Images should be left out, and everything else in the listing reproduced exactly.

----- GIVEN INFORMATION -----

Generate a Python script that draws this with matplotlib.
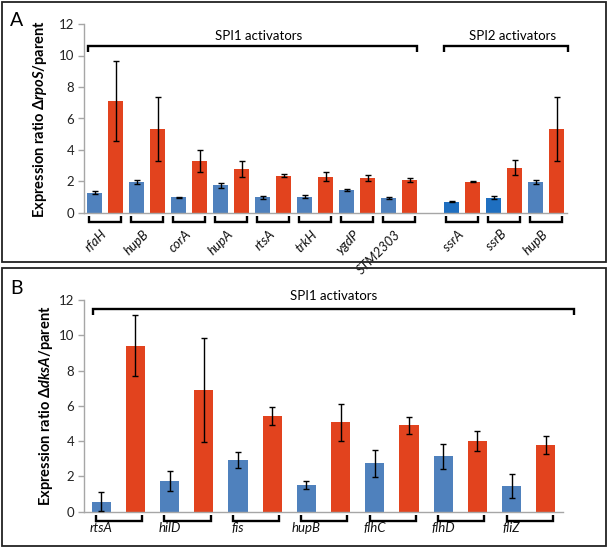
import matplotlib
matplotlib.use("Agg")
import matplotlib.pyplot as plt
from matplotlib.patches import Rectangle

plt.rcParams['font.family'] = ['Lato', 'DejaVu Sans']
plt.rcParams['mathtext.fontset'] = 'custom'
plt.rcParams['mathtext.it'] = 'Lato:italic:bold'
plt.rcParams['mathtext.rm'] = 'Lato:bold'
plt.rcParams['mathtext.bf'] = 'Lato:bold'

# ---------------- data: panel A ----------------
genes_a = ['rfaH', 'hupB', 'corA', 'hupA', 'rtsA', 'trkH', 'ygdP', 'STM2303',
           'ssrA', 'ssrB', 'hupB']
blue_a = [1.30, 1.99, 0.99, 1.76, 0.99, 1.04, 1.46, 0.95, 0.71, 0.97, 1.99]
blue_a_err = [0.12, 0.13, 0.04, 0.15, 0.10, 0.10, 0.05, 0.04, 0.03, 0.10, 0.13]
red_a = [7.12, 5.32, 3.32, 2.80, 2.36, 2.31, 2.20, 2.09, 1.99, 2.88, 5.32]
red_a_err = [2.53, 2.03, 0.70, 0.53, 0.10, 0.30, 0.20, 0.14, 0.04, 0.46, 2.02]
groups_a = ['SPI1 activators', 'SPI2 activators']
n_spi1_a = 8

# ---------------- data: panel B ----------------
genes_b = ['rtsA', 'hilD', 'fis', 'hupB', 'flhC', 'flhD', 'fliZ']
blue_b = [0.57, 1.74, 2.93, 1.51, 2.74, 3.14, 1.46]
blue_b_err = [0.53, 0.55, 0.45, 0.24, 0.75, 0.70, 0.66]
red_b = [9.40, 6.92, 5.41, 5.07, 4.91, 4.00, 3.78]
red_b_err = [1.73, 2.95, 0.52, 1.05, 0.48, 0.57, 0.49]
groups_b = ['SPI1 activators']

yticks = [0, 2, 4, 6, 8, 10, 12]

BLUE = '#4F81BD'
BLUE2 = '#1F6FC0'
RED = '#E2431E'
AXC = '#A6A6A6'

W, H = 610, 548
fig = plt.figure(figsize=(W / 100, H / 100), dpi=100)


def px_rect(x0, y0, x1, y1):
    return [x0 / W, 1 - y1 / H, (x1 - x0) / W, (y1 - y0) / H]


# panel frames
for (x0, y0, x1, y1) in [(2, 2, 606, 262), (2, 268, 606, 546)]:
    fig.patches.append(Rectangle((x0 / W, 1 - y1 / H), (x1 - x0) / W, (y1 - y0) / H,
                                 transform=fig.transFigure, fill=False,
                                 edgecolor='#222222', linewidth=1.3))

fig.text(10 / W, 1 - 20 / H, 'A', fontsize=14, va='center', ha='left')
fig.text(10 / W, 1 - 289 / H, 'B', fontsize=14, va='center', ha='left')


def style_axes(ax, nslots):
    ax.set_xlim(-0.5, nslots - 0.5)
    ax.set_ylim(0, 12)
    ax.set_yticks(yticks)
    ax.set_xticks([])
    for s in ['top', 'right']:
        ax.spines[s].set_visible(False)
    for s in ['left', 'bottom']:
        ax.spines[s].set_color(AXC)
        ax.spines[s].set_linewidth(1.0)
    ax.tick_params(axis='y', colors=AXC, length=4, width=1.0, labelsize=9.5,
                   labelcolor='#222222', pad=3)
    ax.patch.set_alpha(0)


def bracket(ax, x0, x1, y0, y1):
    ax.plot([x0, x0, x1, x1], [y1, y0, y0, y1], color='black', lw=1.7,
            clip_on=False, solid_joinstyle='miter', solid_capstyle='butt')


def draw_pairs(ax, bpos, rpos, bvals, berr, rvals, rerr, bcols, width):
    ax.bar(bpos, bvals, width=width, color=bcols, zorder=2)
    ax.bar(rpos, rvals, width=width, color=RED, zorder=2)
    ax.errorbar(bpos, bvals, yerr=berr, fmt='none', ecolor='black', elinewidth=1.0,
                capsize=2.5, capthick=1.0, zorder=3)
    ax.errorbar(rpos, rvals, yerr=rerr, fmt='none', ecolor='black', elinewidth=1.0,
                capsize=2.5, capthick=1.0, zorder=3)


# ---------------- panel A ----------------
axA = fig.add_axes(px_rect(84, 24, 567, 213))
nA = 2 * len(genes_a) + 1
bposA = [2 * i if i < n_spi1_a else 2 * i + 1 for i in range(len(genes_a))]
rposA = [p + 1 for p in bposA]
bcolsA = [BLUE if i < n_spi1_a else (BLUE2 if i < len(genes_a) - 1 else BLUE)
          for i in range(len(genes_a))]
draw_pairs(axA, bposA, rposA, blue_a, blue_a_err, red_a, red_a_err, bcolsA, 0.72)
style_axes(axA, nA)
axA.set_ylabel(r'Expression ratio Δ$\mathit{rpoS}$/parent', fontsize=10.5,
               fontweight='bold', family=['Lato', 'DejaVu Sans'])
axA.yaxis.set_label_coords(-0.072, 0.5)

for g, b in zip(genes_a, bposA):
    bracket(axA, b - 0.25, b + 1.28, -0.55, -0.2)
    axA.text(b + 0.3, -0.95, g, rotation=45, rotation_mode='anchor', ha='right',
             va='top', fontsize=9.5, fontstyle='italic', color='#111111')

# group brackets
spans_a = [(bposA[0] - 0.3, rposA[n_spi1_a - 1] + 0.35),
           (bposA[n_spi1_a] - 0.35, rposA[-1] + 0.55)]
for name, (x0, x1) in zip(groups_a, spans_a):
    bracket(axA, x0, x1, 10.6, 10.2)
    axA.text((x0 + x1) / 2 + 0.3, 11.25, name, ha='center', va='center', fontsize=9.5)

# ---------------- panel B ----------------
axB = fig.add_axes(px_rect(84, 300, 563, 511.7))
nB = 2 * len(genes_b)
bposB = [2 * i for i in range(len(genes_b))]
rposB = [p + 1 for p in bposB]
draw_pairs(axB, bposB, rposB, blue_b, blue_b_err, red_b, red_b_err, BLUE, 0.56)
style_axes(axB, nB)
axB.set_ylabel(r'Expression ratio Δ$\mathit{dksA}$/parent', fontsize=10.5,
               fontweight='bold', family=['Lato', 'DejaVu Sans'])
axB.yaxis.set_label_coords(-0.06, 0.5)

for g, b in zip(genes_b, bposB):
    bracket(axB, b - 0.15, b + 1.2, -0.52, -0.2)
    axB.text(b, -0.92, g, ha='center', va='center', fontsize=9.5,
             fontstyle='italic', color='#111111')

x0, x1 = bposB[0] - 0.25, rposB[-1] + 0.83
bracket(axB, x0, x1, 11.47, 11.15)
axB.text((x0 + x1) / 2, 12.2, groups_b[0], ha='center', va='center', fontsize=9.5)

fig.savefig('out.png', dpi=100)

-----

» EXERCISE OUTPUT
Generate a Python script that draws this with matplotlib.
import matplotlib
matplotlib.use("Agg")
import matplotlib.pyplot as plt
from matplotlib.patches import Rectangle

plt.rcParams['font.family'] = ['Lato', 'DejaVu Sans']
plt.rcParams['mathtext.fontset'] = 'custom'
plt.rcParams['mathtext.it'] = 'Lato:italic:bold'
plt.rcParams['mathtext.rm'] = 'Lato:bold'
plt.rcParams['mathtext.bf'] = 'Lato:bold'

# ---------------- data: panel A ----------------
genes_a = ['rfaH', 'hupB', 'corA', 'hupA', 'rtsA', 'trkH', 'ygdP', 'STM2303',
           'ssrA', 'ssrB', 'hupB']
blue_a = [1.30, 1.99, 0.99, 1.76, 0.99, 1.04, 1.46, 0.95, 0.71, 0.97, 1.99]
blue_a_err = [0.12, 0.13, 0.04, 0.15, 0.10, 0.10, 0.05, 0.04, 0.03, 0.10, 0.13]
red_a = [7.12, 5.32, 3.32, 2.80, 2.36, 2.31, 2.20, 2.09, 1.99, 2.88, 5.32]
red_a_err = [2.53, 2.03, 0.70, 0.53, 0.10, 0.30, 0.20, 0.14, 0.04, 0.46, 2.02]
groups_a = ['SPI1 activators', 'SPI2 activators']
n_spi1_a = 8

# ---------------- data: panel B ----------------
genes_b = ['rtsA', 'hilD', 'fis', 'hupB', 'flhC', 'flhD', 'fliZ']
blue_b = [0.57, 1.74, 2.93, 1.51, 2.74, 3.14, 1.46]
blue_b_err = [0.53, 0.55, 0.45, 0.24, 0.75, 0.70, 0.66]
red_b = [9.40, 6.92, 5.41, 5.07, 4.91, 4.00, 3.78]
red_b_err = [1.73, 2.95, 0.52, 1.05, 0.48, 0.57, 0.49]
groups_b = ['SPI1 activators']

yticks = [0, 2, 4, 6, 8, 10, 12]

BLUE = '#4F81BD'
BLUE2 = '#1F6FC0'
RED = '#E2431E'
AXC = '#A6A6A6'

W, H = 610, 548
fig = plt.figure(figsize=(W / 100, H / 100), dpi=100)


def px_rect(x0, y0, x1, y1):
    return [x0 / W, 1 - y1 / H, (x1 - x0) / W, (y1 - y0) / H]


# panel frames
for (x0, y0, x1, y1) in [(2, 2, 606, 262), (2, 268, 606, 546)]:
    fig.patches.append(Rectangle((x0 / W, 1 - y1 / H), (x1 - x0) / W, (y1 - y0) / H,
                                 transform=fig.transFigure, fill=False,
                                 edgecolor='#222222', linewidth=1.3))

fig.text(10 / W, 1 - 20 / H, 'A', fontsize=14, va='center', ha='left')
fig.text(10 / W, 1 - 289 / H, 'B', fontsize=14, va='center', ha='left')


def style_axes(ax, nslots):
    ax.set_xlim(-0.5, nslots - 0.5)
    ax.set_ylim(0, 12)
    ax.set_yticks(yticks)
    ax.set_xticks([])
    for s in ['top', 'right']:
        ax.spines[s].set_visible(False)
    for s in ['left', 'bottom']:
        ax.spines[s].set_color(AXC)
        ax.spines[s].set_linewidth(1.0)
    ax.tick_params(axis='y', colors=AXC, length=4, width=1.0, labelsize=9.5,
                   labelcolor='#222222', pad=3)
    ax.patch.set_alpha(0)


def bracket(ax, x0, x1, y0, y1):
    ax.plot([x0, x0, x1, x1], [y1, y0, y0, y1], color='black', lw=1.7,
            clip_on=False, solid_joinstyle='miter', solid_capstyle='butt')


def draw_pairs(ax, bpos, rpos, bvals, berr, rvals, rerr, bcols, width):
    ax.bar(bpos, bvals, width=width, color=bcols, zorder=2)
    ax.bar(rpos, rvals, width=width, color=RED, zorder=2)
    ax.errorbar(bpos, bvals, yerr=berr, fmt='none', ecolor='black', elinewidth=1.0,
                capsize=2.5, capthick=1.0, zorder=3)
    ax.errorbar(rpos, rvals, yerr=rerr, fmt='none', ecolor='black', elinewidth=1.0,
                capsize=2.5, capthick=1.0, zorder=3)


# ---------------- panel A ----------------
axA = fig.add_axes(px_rect(84, 24, 567, 213))
nA = 2 * len(genes_a) + 1
bposA = [2 * i if i < n_spi1_a else 2 * i + 1 for i in range(len(genes_a))]
rposA = [p + 1 for p in bposA]
bcolsA = [BLUE if i < n_spi1_a else (BLUE2 if i < len(genes_a) - 1 else BLUE)
          for i in range(len(genes_a))]
draw_pairs(axA, bposA, rposA, blue_a, blue_a_err, red_a, red_a_err, bcolsA, 0.72)
style_axes(axA, nA)
axA.set_ylabel(r'Expression ratio Δ$\mathit{rpoS}$/parent', fontsize=10.5,
               fontweight='bold', family=['Lato', 'DejaVu Sans'])
axA.yaxis.set_label_coords(-0.072, 0.5)

for g, b in zip(genes_a, bposA):
    bracket(axA, b - 0.25, b + 1.28, -0.55, -0.2)
    axA.text(b + 0.3, -0.95, g, rotation=45, rotation_mode='anchor', ha='right',
             va='top', fontsize=9.5, fontstyle='italic', color='#111111')

# group brackets
spans_a = [(bposA[0] - 0.3, rposA[n_spi1_a - 1] + 0.35),
           (bposA[n_spi1_a] - 0.35, rposA[-1] + 0.55)]
for name, (x0, x1) in zip(groups_a, spans_a):
    bracket(axA, x0, x1, 10.6, 10.2)
    axA.text((x0 + x1) / 2 + 0.3, 11.25, name, ha='center', va='center', fontsize=9.5)

# ---------------- panel B ----------------
axB = fig.add_axes(px_rect(84, 300, 563, 511.7))
nB = 2 * len(genes_b)
bposB = [2 * i for i in range(len(genes_b))]
rposB = [p + 1 for p in bposB]
draw_pairs(axB, bposB, rposB, blue_b, blue_b_err, red_b, red_b_err, BLUE, 0.56)
style_axes(axB, nB)
axB.set_ylabel(r'Expression ratio Δ$\mathit{dksA}$/parent', fontsize=10.5,
               fontweight='bold', family=['Lato', 'DejaVu Sans'])
axB.yaxis.set_label_coords(-0.06, 0.5)

for g, b in zip(genes_b, bposB):
    bracket(axB, b - 0.15, b + 1.2, -0.52, -0.2)
    axB.text(b, -0.92, g, ha='center', va='center', fontsize=9.5,
             fontstyle='italic', color='#111111')

x0, x1 = bposB[0] - 0.25, rposB[-1] + 0.83
bracket(axB, x0, x1, 11.47, 11.15)
axB.text((x0 + x1) / 2, 12.2, groups_b[0], ha='center', va='center', fontsize=9.5)

fig.savefig('out.png', dpi=100)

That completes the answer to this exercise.